И Берман избрал другую тактику, переключившись на то, что психиатры называют формированием реакции или сублимацией. Это заставило его думать о своей операции, манипулируя знакомыми понятиями.
– Я диетолог и хотела бы обсудить с вами ваше меню, – толстая женщина вошла в палату после короткого стука. – Вам будут делать операцию, если я не ошибаюсь?
– Операцию? – Берман улыбнулся. – А-а, мне их делают каждый год. Это мое хобби.
И диетологу, и лаборанту, всем, кто говорил с ним в этот день, пришлось выслушивать свежепридуманную байку об его операции.
Этот метод психологической адаптации срабатывал весьма успешно до утра операционного дня. Берман проснулся в 6.30 от звука тележки, прогрохотавшей по коридору. Он попытался снова уснуть, но не смог, читать тоже оказалось невозможно. Время невыносимо тянулось, приближаясь к одиннадцати утра, на этот час была назначена операция. В пустом животе бурчало.
– Мистер Берман, операция ненадолго откладывается.
– Откладывается? На сколько? – Берман старался не сорваться. Эта медленная пытка ожиданием сводила его с ума.
– Трудно сказать. Тридцать минут, час, – медсестра пожала плечами.
– Но почему? Я умираю от голода.
На самом деле есть ему не хотелось, просто нервы были натянуты до предела.
– Распоряжение хирурга.
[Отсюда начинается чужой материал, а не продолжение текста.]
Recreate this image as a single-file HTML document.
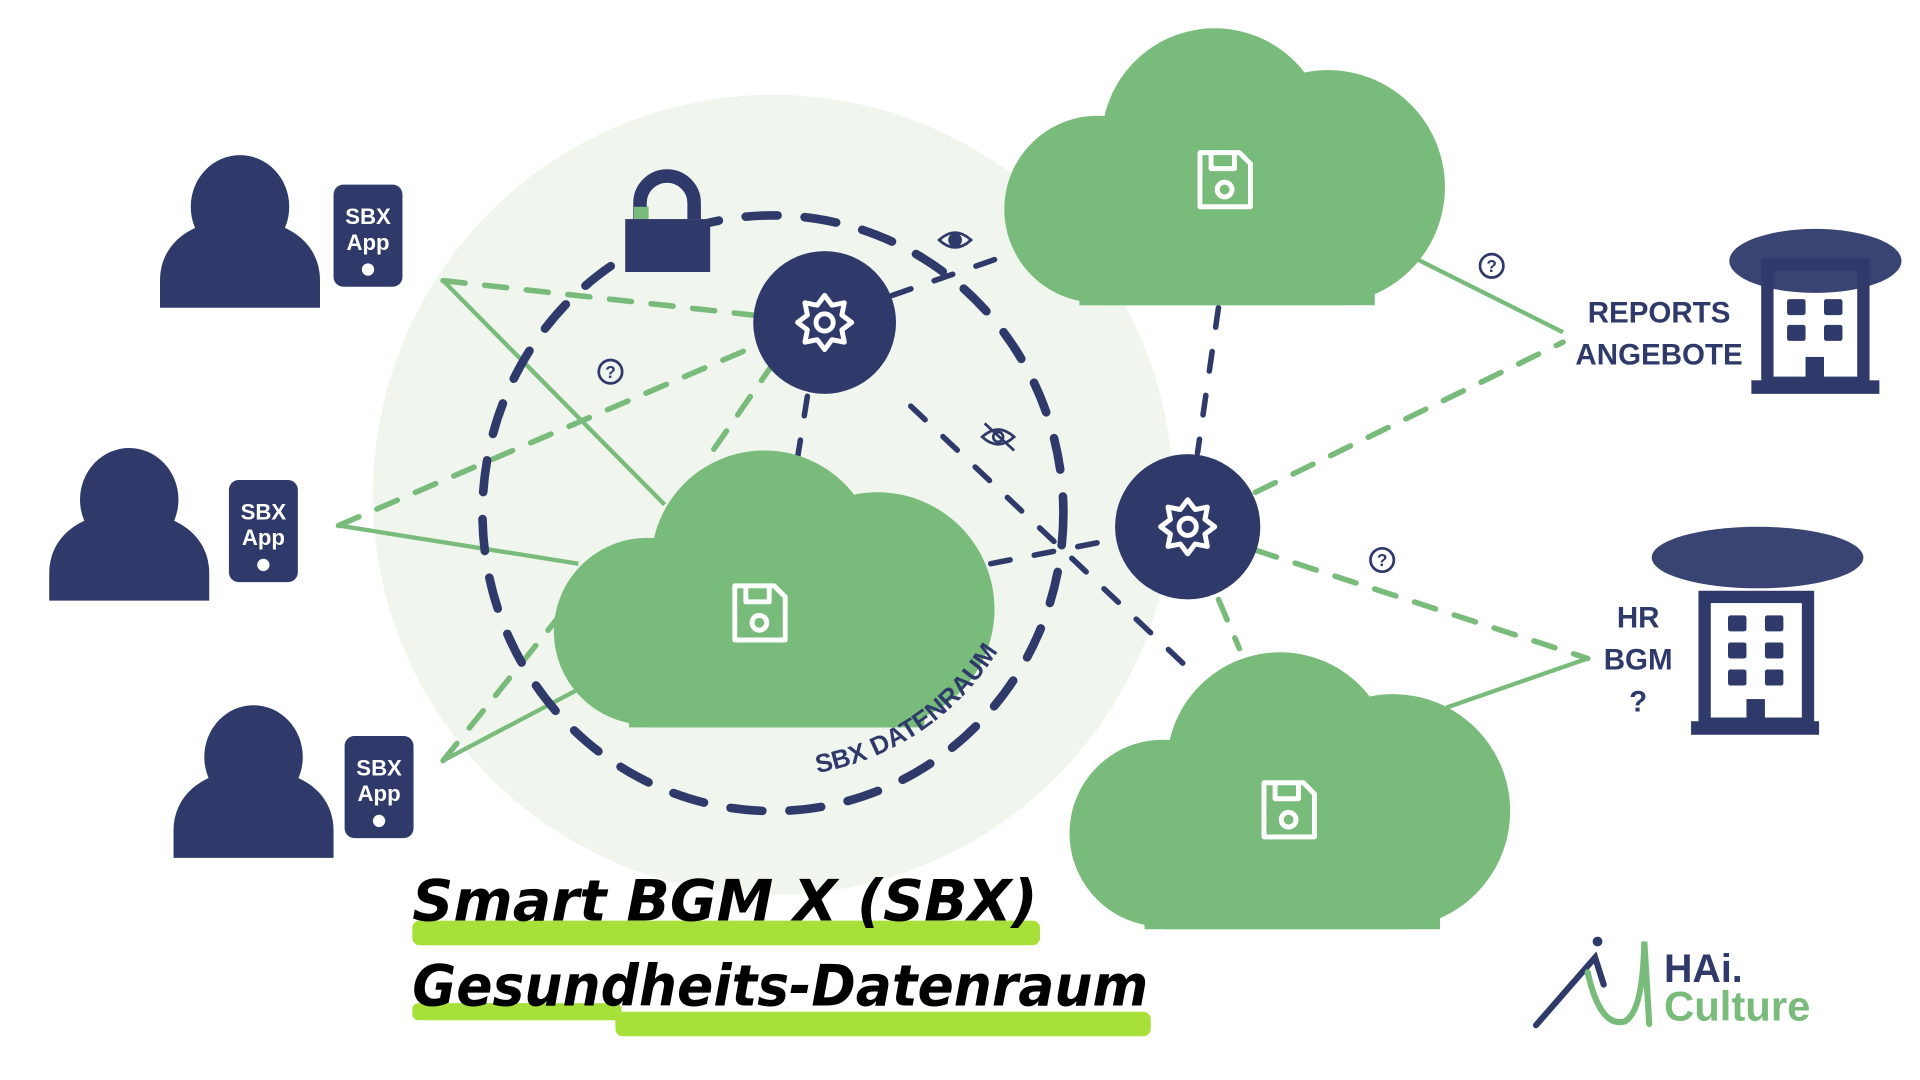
<!DOCTYPE html>
<html><head><meta charset="utf-8"><style>
html,body{margin:0;padding:0;background:#fff;width:1920px;height:1080px;overflow:hidden}
svg{display:block}
</style></head><body>
<svg width="1920" height="1080" viewBox="0 0 1560 877.5" preserveAspectRatio="none" xmlns="http://www.w3.org/2000/svg">
<defs>
<g id="cloud">
<circle cx="75" cy="150" r="76" fill="#78bb7b"/>
<circle cx="170" cy="95" r="92" fill="#78bb7b"/>
<circle cx="262" cy="132" r="95" fill="#78bb7b"/>
<rect x="75" y="120" width="200" height="108" fill="#78bb7b"/>
<rect x="60" y="150" width="240" height="78" fill="#78bb7b"/>
</g>
<g id="floppy" fill="none" stroke="#fff" stroke-width="4" stroke-linejoin="round">
<path d="M-20,-22 H12 L21,-13 V22 H-20 Z"/>
<path d="M-11,-22 V-9 H8 V-22"/>
<circle cx="0" cy="8" r="6"/>
</g>
<g id="gear" fill="none" stroke="#fff" stroke-width="4" stroke-linejoin="round">
<path d="M0,-22 L6,-14 L16,-16 L14,-6 L22,0 L14,6 L16,16 L6,14 L0,22 L-6,14 L-16,16 L-14,6 L-22,0 L-14,-6 L-16,-16 L-6,-14 Z"/>
<circle r="7"/>
</g>
<g id="q"><circle r="9.5" fill="none" stroke="#2f3a6b" stroke-width="2.2"/><text y="5" text-anchor="middle" font-family="Liberation Sans" font-weight="bold" font-size="14" fill="#2f3a6b">?</text></g>
<g id="person" fill="#2f3a6b"><ellipse cx="0" cy="0" rx="40" ry="42"/><path d="M-65,82 V60 C-65,30 -40,10 0,10 C40,10 65,30 65,60 V82 Z"/></g>
<g id="phone"><rect x="0" y="0" width="56" height="83" rx="8" fill="#2f3a6b"/><text x="28" y="32" text-anchor="middle" font-family="Liberation Sans" font-weight="bold" font-size="18" fill="#fff">SBX</text><text x="28" y="53" text-anchor="middle" font-family="Liberation Sans" font-weight="bold" font-size="18" fill="#fff">App</text><circle cx="28" cy="69" r="5" fill="#fff"/></g>
</defs>

<circle cx="628" cy="402" r="325" fill="#f0f5ee"/>

<!-- lines -->
<g stroke="#78bb7b" stroke-width="3.5" fill="none">
<line x1="360" y1="228" x2="540" y2="410"/>
<line x1="275" y1="427" x2="470" y2="458"/>
<line x1="360" y1="618" x2="470" y2="560"/>
<line x1="1150" y1="210" x2="1270" y2="270"/>
<line x1="1175" y1="575" x2="1290" y2="535"/>
</g>
<g stroke="#78bb7b" stroke-width="4.5" fill="none" stroke-dasharray="18 16" stroke-linecap="round">
<line x1="360" y1="228" x2="612" y2="256"/>
<line x1="275" y1="427" x2="605" y2="285"/>
<line x1="360" y1="618" x2="455" y2="500"/>
<line x1="580" y1="365" x2="632" y2="290"/>
<line x1="1020" y1="400" x2="1270" y2="278"/>
<line x1="1020" y1="447" x2="1290" y2="535"/>
<line x1="990" y1="487" x2="1007" y2="527"/>
</g>
<g stroke="#2f3a6b" stroke-width="4.5" fill="none" stroke-dasharray="16 20" stroke-linecap="round">
<line x1="656" y1="322" x2="648" y2="372"/>
<line x1="725" y1="240" x2="825" y2="205"/>
<line x1="740" y1="330" x2="975" y2="552"/>
<line x1="805" y1="458" x2="907" y2="438"/>
<line x1="990" y1="250" x2="973" y2="368"/>
</g>
<ellipse cx="628" cy="417" rx="236" ry="242" fill="none" stroke="#2f3a6b" stroke-width="7" stroke-dasharray="26 22" stroke-linecap="round"/>

<!-- clouds -->
<use href="#cloud" transform="translate(817,20)"/>
<use href="#cloud" transform="translate(451,363)"/>
<use href="#cloud" transform="translate(870,527)"/>
<use href="#floppy" transform="translate(995,146)"/>
<use href="#floppy" transform="translate(617,498)"/>
<use href="#floppy" transform="translate(1047,658)"/>

<!-- gears -->
<circle cx="670" cy="262" r="58" fill="#2f3a6b"/>
<use href="#gear" transform="translate(670,262)"/>
<circle cx="965" cy="428" r="59" fill="#2f3a6b"/>
<use href="#gear" transform="translate(965,428)"/>

<!-- lock -->
<path d="M520,178 V165 A22,22 0 0 1 564,165 V178" fill="none" stroke="#2f3a6b" stroke-width="11"/>
<rect x="515" y="168" width="12" height="10" fill="#78bb7b"/>
<rect x="508" y="178" width="69" height="43" fill="#2f3a6b"/>

<!-- icons -->
<use href="#q" transform="translate(496,302)"/>
<use href="#q" transform="translate(1212,216)"/>
<use href="#q" transform="translate(1123,455)"/>
<g transform="translate(776,195)" fill="none" stroke="#2f3a6b" stroke-width="2.2"><path d="M-13,0 Q0,-12 13,0 Q0,12 -13,0 Z"/><circle r="4.5" fill="#2f3a6b"/></g>
<g transform="translate(811,355)" fill="none" stroke="#2f3a6b" stroke-width="2.2"><path d="M-13,0 Q0,-12 13,0 Q0,12 -13,0 Z"/><circle r="4"/><line x1="-11" y1="-11" x2="13" y2="11"/></g>

<!-- persons -->
<use href="#person" transform="translate(195,168)"/>
<use href="#phone" transform="translate(271,150)"/>
<use href="#person" transform="translate(105,406)"/>
<use href="#phone" transform="translate(186,390)"/>
<use href="#person" transform="translate(206,615)"/>
<use href="#phone" transform="translate(280,598)"/>

<!-- arc text -->
<path id="arcp" d="M664,628 A215,215 0 0 0 836,470" fill="none"/>
<text font-family="Liberation Sans" font-weight="bold" font-size="21" fill="#2f3a6b"><textPath href="#arcp">SBX DATENRAUM</textPath></text>

<!-- right labels -->
<g font-family="Liberation Sans" font-weight="bold" font-size="24" fill="#2f3a6b" text-anchor="middle">
<text x="1348" y="262">REPORTS</text>
<text x="1348" y="296">ANGEBOTE</text>
<text x="1331" y="510">HR</text>
<text x="1331" y="544">BGM</text>
<text x="1331" y="578">?</text>
</g>

<!-- buildings -->
<ellipse cx="1475" cy="212" rx="70" ry="26" fill="#2f3a6b" opacity="0.95"/>
<rect x="1436" y="215" width="78" height="96" fill="none" stroke="#2f3a6b" stroke-width="10"/>
<rect x="1423" y="309" width="104" height="11" fill="#2f3a6b"/>
<g fill="#2f3a6b"><rect x="1452" y="243" width="15" height="13" rx="2"/><rect x="1482" y="243" width="15" height="13" rx="2"/><rect x="1452" y="264" width="15" height="13" rx="2"/><rect x="1482" y="264" width="15" height="13" rx="2"/><rect x="1467" y="290" width="15" height="22"/></g>
<ellipse cx="1428" cy="453" rx="86" ry="25" fill="#2f3a6b" opacity="0.95"/>
<rect x="1385" y="485" width="84" height="103" fill="none" stroke="#2f3a6b" stroke-width="10"/>
<rect x="1374" y="586" width="104" height="11" fill="#2f3a6b"/>
<g fill="#2f3a6b"><rect x="1404" y="500" width="15" height="13" rx="2"/><rect x="1434" y="500" width="15" height="13" rx="2"/><rect x="1404" y="522" width="15" height="13" rx="2"/><rect x="1434" y="522" width="15" height="13" rx="2"/><rect x="1404" y="544" width="15" height="13" rx="2"/><rect x="1434" y="544" width="15" height="13" rx="2"/><rect x="1419" y="568" width="15" height="22"/></g>

<!-- title -->
<rect x="335" y="748" width="510" height="20" fill="#a8e03a" rx="6"/>
<rect x="335" y="815" width="170" height="14" fill="#a8e03a" rx="5"/>
<rect x="500" y="822" width="435" height="20" fill="#a8e03a" rx="6"/>
<g font-family="DejaVu Sans" font-style="oblique" font-weight="bold" font-size="46" fill="#000">
<text x="335" y="748" textLength="508" lengthAdjust="spacingAndGlyphs">Smart BGM X (SBX)</text>
<text x="335" y="817" textLength="598" lengthAdjust="spacingAndGlyphs">Gesundheits-Datenraum</text>
</g>

<!-- logo -->
<path d="M1248,833 L1296,778 L1303,800" fill="none" stroke="#2f3a6b" stroke-width="5" stroke-linecap="round"/>
<circle cx="1298" cy="765" r="4" fill="#2f3a6b"/>
<path d="M1290,790 Q1300,835 1320,830 Q1335,822 1336,765 L1340,832" fill="none" stroke="#78bb7b" stroke-width="5" stroke-linecap="round"/>
<text x="1352" y="798" font-family="Liberation Sans" font-weight="bold" font-size="32" fill="#2f3a6b">HAi.</text>
<text x="1352" y="829" font-family="Liberation Sans" font-weight="bold" font-size="34" fill="#78bb7b">Culture</text>
</svg>
</body></html>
Я вернусь попозже, чтоб сделать вам предоперационную подготовку. Пока отдыхайте, – и медсестра вышла.
Берман остался сидеть с открытым ртом, полным незаданных вопросов. Отдыхать! Дурацкая мысль. Вплоть до появления Сьюзен в это утро, Берман пребывал в страшном напряжении; покрытый холодным потом, провожая тоскливым взглядом каждую минуту на часах, отделяющую его от операции, и одновременно желая, чтоб все это быстрее кончилось. Несколько раз он чувствовал, что просто изнемогает, и подумал о том, насколько его страхи соответствуют тяжести предстоящей операции. В глубине души он не верил, что операция будет серьезной. Он боялся, что будет испытывать боль, что его нога не будет работать лучше, как с гарантией в девяносто восемь процентов пообещал ему лечащий врач, беспокоился, что ему придется несколько недель ходить с гипсом. Процедура обезболивания его не пугала, наоборот, скорее он опасался, что им не удастся его усыпить. Он сам не захотел делать операцию под местной анестезией, он не хотел еще и заморозки.
Мысли о возможных осложнениях и даже смерти его не посещали. Он был слишком молод и здоров для этого. Если бы не так, он бы дважды подумал, стоит ли оперироваться. Это был один из недостатков Бермана – не видеть леса за деревьями. Однажды он спроектировал здание. Получился потрясающий проект, который был, однако, отвергнут местным муниципалитетом из-за того, что здание совершенно не вписывалось в окружение. К счастью, Берман не знал о Нэнси Гринли, неподвижно лежащей в БИТе.
Сьюзен Уилер явилась Берману, как путеводная звезда в ночи. При его крайней нервозности ее приход помог ему скоротать время и занять его ум. Более того, впервые в это утро Берман оказался способен подумать о чем-нибудь кроме коленки и ножа. Все его внимание было поглощено беседой со Сьюзен и ее исповедью. То ли красота девушки, то ли ее ум, то ли определенная уязвимость положения Бермана заставила его с восхищением думать о ней, что сделало его путешествие на лифте вниз в оперблок гораздо приятнее. Наверно, и укол мисс Стернз сделал свое дело, так как голова Бермана стала легкой и пустой, а мысли стали рваться.
– Думаю, что вы возили целые толпы народа на операции, – сказал санитару Берман, лежа на спине с руками, закинутыми за голову, когда лифт подъезжал ко второму этажу.
– Угу, – безразлично пробубнил санитар, разглядывая свои ногти.